§ RECORDED INFORMATION

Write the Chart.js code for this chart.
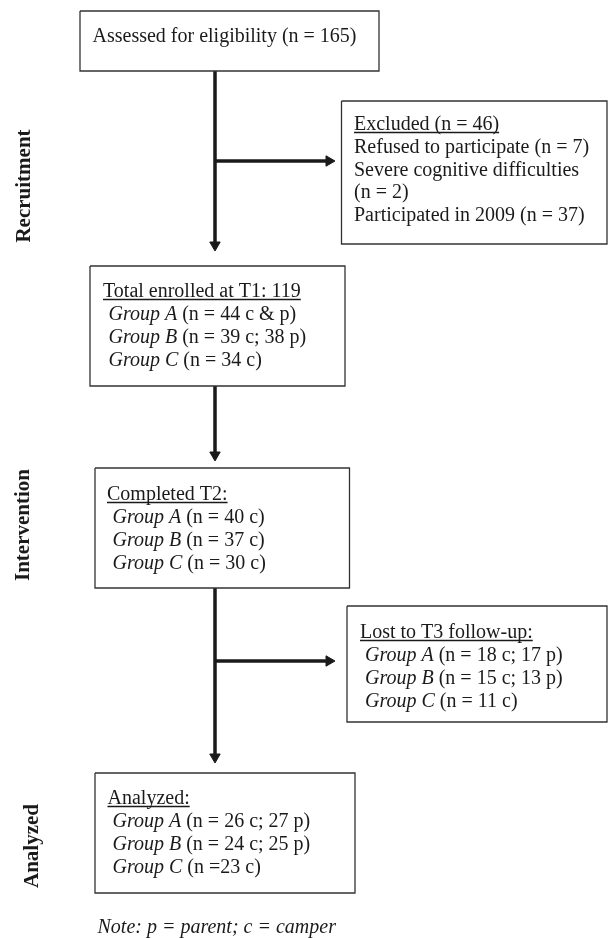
<!DOCTYPE html>
<html>
<head>
<meta charset="utf-8">
<script src="https://cdn.jsdelivr.net/npm/chart.js@4"></script>
<style>
  body { margin: 0; background: #fff; }
  #wrap { width: 609px; height: 938px; position: relative; }
</style>
</head>
<body>
<div id="wrap"><canvas id="flow"></canvas></div>
<script>
// flow chart values
const stages = ['Recruitment', 'Intervention', 'Analyzed'];
const assessedN = 165;
const excludedN = 46;
const excludedReasons = ['Refused to participate (n = 7)', 'Severe cognitive difficulties', '(n = 2)', 'Participated in 2009 (n = 37)'];
const groups = ['Group A', 'Group B', 'Group C'];
const enrolledT1 = 119;
const enrolledCounts = ['(n = 44 c & p)', '(n = 39 c; 38 p)', '(n = 34 c)'];
const completedCounts = ['(n = 40 c)', '(n = 37 c)', '(n = 30 c)'];
const lostCounts = ['(n = 18 c; 17 p)', '(n = 15 c; 13 p)', '(n = 11 c)'];
const analyzedCounts = ['(n = 26 c; 27 p)', '(n = 24 c; 25 p)', '(n =23 c)'];
const note = 'Note: p = parent; c = camper';

// layout (page units = pixels on a 609 x 938 sheet)
const W = 609, H = 938;
const boxes = {
    assessed:  [80, 11, 379, 71],
    excluded:  [341.5, 101, 607, 244],
    enrolled:  [90, 266, 345, 386],
    completed: [95, 468, 349.5, 588],
    lost:      [347, 606, 607, 722],
    analyzed:  [95, 773, 355, 893]
};
const spineX = 215;
const headR = 6;

const rectPath = b => [
    {x: b[0], y: b[1]}, {x: b[2], y: b[1]}, {x: b[2], y: b[3]}, {x: b[0], y: b[3]}, {x: b[0], y: b[1]}
];

const datasets = [];
Object.values(boxes).forEach(b => {
    datasets.push({
        type: 'line', data: rectPath(b), borderColor: '#333', borderWidth: 1.3,
        pointRadius: 0, fill: false, tension: 0
    });
});

// shafts: vertical and branches
const shafts = [
    [[spineX, 71], [spineX, 251 - headR]],
    [[spineX, 386], [spineX, 461 - headR]],
    [[spineX, 588], [spineX, 763 - headR]],
    [[spineX, 161], [335 - headR, 161]],
    [[spineX, 661], [335 - headR, 661]]
];
shafts.forEach(s => {
    datasets.push({
        type: 'line', data: s.map(p => ({x: p[0], y: p[1]})), borderColor: '#1a1a1a',
        borderWidth: 3.5, pointRadius: 0, fill: false, borderCapStyle: 'butt'
    });
});

// arrow heads
datasets.push({
    type: 'scatter',
    data: [
        {x: spineX, y: 251 - headR}, {x: spineX, y: 461 - headR}, {x: spineX, y: 763 - headR},
        {x: 335 - headR, y: 161}, {x: 335 - headR, y: 661}
    ],
    pointStyle: 'triangle',
    pointRotation: [180, 180, 180, 90, 90],
    pointRadius: headR,
    pointBackgroundColor: '#1a1a1a',
    pointBorderColor: '#1a1a1a',
    pointBorderWidth: 1
});

// text blocks: x, baseline, parts [text, italic], underline
const FS = 20;
const groupLines = (counts, x, y0) => counts.map((c, i) => ({
    x: x, y: y0 + i * 23, parts: [[groups[i], true], [' ' + c, false]]
}));
const texts = [
    {x: 92.5, y: 42, parts: [['Assessed for eligibility (n = ' + assessedN + ')', false]]},
    {x: 354, y: 130, parts: [['Excluded (n = ' + excludedN + ')', false]], underline: true},
    ...excludedReasons.map((r, i) => ({x: 354, y: 153 + i * 22.6, parts: [[r, false]]})),
    {x: 103, y: 297, parts: [['Total enrolled at T1: ' + enrolledT1, false]], underline: true},
    ...groupLines(enrolledCounts, 108.5, 320),
    {x: 107, y: 500, parts: [['Completed T2:', false]], underline: true},
    ...groupLines(completedCounts, 112.5, 523),
    {x: 360, y: 638, parts: [['Lost to T3 follow-up:', false]], underline: true},
    ...groupLines(lostCounts, 365, 661),
    {x: 107.5, y: 804, parts: [['Analyzed:', false]], underline: true},
    ...groupLines(analyzedCounts, 112.5, 827),
    {x: 97.5, y: 933, parts: [[note, true]]}
];
const stageCentres = [[25, 186], [24, 525], [33, 846]];

const textPlugin = {
    id: 'flowText',
    afterDatasetsDraw(chart) {
        const ctx = chart.ctx;
        const sx = chart.scales.x, sy = chart.scales.y;
        ctx.save();
        ctx.fillStyle = '#1a1a1a';
        ctx.strokeStyle = '#1a1a1a';
        ctx.textBaseline = 'alphabetic';
        ctx.textAlign = 'left';
        texts.forEach(t => {
            let px = sx.getPixelForValue(t.x);
            const py = sy.getPixelForValue(t.y);
            const start = px;
            t.parts.forEach(p => {
                ctx.font = (p[1] ? 'italic ' : '') + FS + 'px "Liberation Serif", "Times New Roman", serif';
                ctx.fillText(p[0], px, py);
                px += ctx.measureText(p[0]).width;
            });
            if (t.underline) {
                ctx.lineWidth = 1.3;
                ctx.beginPath();
                ctx.moveTo(start, py + 2.5);
                ctx.lineTo(px, py + 2.5);
                ctx.stroke();
            }
        });
        ctx.font = 'bold 21px "Liberation Serif", "Times New Roman", serif';
        ctx.textAlign = 'center';
        ctx.textBaseline = 'middle';
        stages.forEach((s, i) => {
            const c = stageCentres[i];
            ctx.save();
            ctx.translate(sx.getPixelForValue(c[0]), sy.getPixelForValue(c[1]));
            ctx.rotate(-Math.PI / 2);
            ctx.fillText(s, 0, 0);
            ctx.restore();
        });
        ctx.restore();
    }
};

new Chart(document.getElementById('flow').getContext('2d'), {
    type: 'scatter',
    data: { datasets: datasets },
    options: {
        responsive: true,
        maintainAspectRatio: false,
        animation: false,
        layout: { padding: 0, autoPadding: false },
        plugins: { legend: { display: false }, tooltip: { enabled: false } },
        scales: {
            x: { type: 'linear', min: 0, max: W, display: false },
            y: { type: 'linear', min: 0, max: H, reverse: true, display: false }
        }
    },
    plugins: [textPlugin]
});
</script>
</body>
</html>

§ STATED GOAL
Repeat the data in full and exactly. Omit pictures.

§ OUTPUT FOR THIS EXERCISE
Write the Chart.js code for this chart.
<!DOCTYPE html>
<html>
<head>
<meta charset="utf-8">
<script src="https://cdn.jsdelivr.net/npm/chart.js@4"></script>
<style>
  body { margin: 0; background: #fff; }
  #wrap { width: 609px; height: 938px; position: relative; }
</style>
</head>
<body>
<div id="wrap"><canvas id="flow"></canvas></div>
<script>
// flow chart values
const stages = ['Recruitment', 'Intervention', 'Analyzed'];
const assessedN = 165;
const excludedN = 46;
const excludedReasons = ['Refused to participate (n = 7)', 'Severe cognitive difficulties', '(n = 2)', 'Participated in 2009 (n = 37)'];
const groups = ['Group A', 'Group B', 'Group C'];
const enrolledT1 = 119;
const enrolledCounts = ['(n = 44 c & p)', '(n = 39 c; 38 p)', '(n = 34 c)'];
const completedCounts = ['(n = 40 c)', '(n = 37 c)', '(n = 30 c)'];
const lostCounts = ['(n = 18 c; 17 p)', '(n = 15 c; 13 p)', '(n = 11 c)'];
const analyzedCounts = ['(n = 26 c; 27 p)', '(n = 24 c; 25 p)', '(n =23 c)'];
const note = 'Note: p = parent; c = camper';

// layout (page units = pixels on a 609 x 938 sheet)
const W = 609, H = 938;
const boxes = {
    assessed:  [80, 11, 379, 71],
    excluded:  [341.5, 101, 607, 244],
    enrolled:  [90, 266, 345, 386],
    completed: [95, 468, 349.5, 588],
    lost:      [347, 606, 607, 722],
    analyzed:  [95, 773, 355, 893]
};
const spineX = 215;
const headR = 6;

const rectPath = b => [
    {x: b[0], y: b[1]}, {x: b[2], y: b[1]}, {x: b[2], y: b[3]}, {x: b[0], y: b[3]}, {x: b[0], y: b[1]}
];

const datasets = [];
Object.values(boxes).forEach(b => {
    datasets.push({
        type: 'line', data: rectPath(b), borderColor: '#333', borderWidth: 1.3,
        pointRadius: 0, fill: false, tension: 0
    });
});

// shafts: vertical and branches
const shafts = [
    [[spineX, 71], [spineX, 251 - headR]],
    [[spineX, 386], [spineX, 461 - headR]],
    [[spineX, 588], [spineX, 763 - headR]],
    [[spineX, 161], [335 - headR, 161]],
    [[spineX, 661], [335 - headR, 661]]
];
shafts.forEach(s => {
    datasets.push({
        type: 'line', data: s.map(p => ({x: p[0], y: p[1]})), borderColor: '#1a1a1a',
        borderWidth: 3.5, pointRadius: 0, fill: false, borderCapStyle: 'butt'
    });
});

// arrow heads
datasets.push({
    type: 'scatter',
    data: [
        {x: spineX, y: 251 - headR}, {x: spineX, y: 461 - headR}, {x: spineX, y: 763 - headR},
        {x: 335 - headR, y: 161}, {x: 335 - headR, y: 661}
    ],
    pointStyle: 'triangle',
    pointRotation: [180, 180, 180, 90, 90],
    pointRadius: headR,
    pointBackgroundColor: '#1a1a1a',
    pointBorderColor: '#1a1a1a',
    pointBorderWidth: 1
});

// text blocks: x, baseline, parts [text, italic], underline
const FS = 20;
const groupLines = (counts, x, y0) => counts.map((c, i) => ({
    x: x, y: y0 + i * 23, parts: [[groups[i], true], [' ' + c, false]]
}));
const texts = [
    {x: 92.5, y: 42, parts: [['Assessed for eligibility (n = ' + assessedN + ')', false]]},
    {x: 354, y: 130, parts: [['Excluded (n = ' + excludedN + ')', false]], underline: true},
    ...excludedReasons.map((r, i) => ({x: 354, y: 153 + i * 22.6, parts: [[r, false]]})),
    {x: 103, y: 297, parts: [['Total enrolled at T1: ' + enrolledT1, false]], underline: true},
    ...groupLines(enrolledCounts, 108.5, 320),
    {x: 107, y: 500, parts: [['Completed T2:', false]], underline: true},
    ...groupLines(completedCounts, 112.5, 523),
    {x: 360, y: 638, parts: [['Lost to T3 follow-up:', false]], underline: true},
    ...groupLines(lostCounts, 365, 661),
    {x: 107.5, y: 804, parts: [['Analyzed:', false]], underline: true},
    ...groupLines(analyzedCounts, 112.5, 827),
    {x: 97.5, y: 933, parts: [[note, true]]}
];
const stageCentres = [[25, 186], [24, 525], [33, 846]];

const textPlugin = {
    id: 'flowText',
    afterDatasetsDraw(chart) {
        const ctx = chart.ctx;
        const sx = chart.scales.x, sy = chart.scales.y;
        ctx.save();
        ctx.fillStyle = '#1a1a1a';
        ctx.strokeStyle = '#1a1a1a';
        ctx.textBaseline = 'alphabetic';
        ctx.textAlign = 'left';
        texts.forEach(t => {
            let px = sx.getPixelForValue(t.x);
            const py = sy.getPixelForValue(t.y);
            const start = px;
            t.parts.forEach(p => {
                ctx.font = (p[1] ? 'italic ' : '') + FS + 'px "Liberation Serif", "Times New Roman", serif';
                ctx.fillText(p[0], px, py);
                px += ctx.measureText(p[0]).width;
            });
            if (t.underline) {
                ctx.lineWidth = 1.3;
                ctx.beginPath();
                ctx.moveTo(start, py + 2.5);
                ctx.lineTo(px, py + 2.5);
                ctx.stroke();
            }
        });
        ctx.font = 'bold 21px "Liberation Serif", "Times New Roman", serif';
        ctx.textAlign = 'center';
        ctx.textBaseline = 'middle';
        stages.forEach((s, i) => {
            const c = stageCentres[i];
            ctx.save();
            ctx.translate(sx.getPixelForValue(c[0]), sy.getPixelForValue(c[1]));
            ctx.rotate(-Math.PI / 2);
            ctx.fillText(s, 0, 0);
            ctx.restore();
        });
        ctx.restore();
    }
};

new Chart(document.getElementById('flow').getContext('2d'), {
    type: 'scatter',
    data: { datasets: datasets },
    options: {
        responsive: true,
        maintainAspectRatio: false,
        animation: false,
        layout: { padding: 0, autoPadding: false },
        plugins: { legend: { display: false }, tooltip: { enabled: false } },
        scales: {
            x: { type: 'linear', min: 0, max: W, display: false },
            y: { type: 'linear', min: 0, max: H, reverse: true, display: false }
        }
    },
    plugins: [textPlugin]
});
</script>
</body>
</html>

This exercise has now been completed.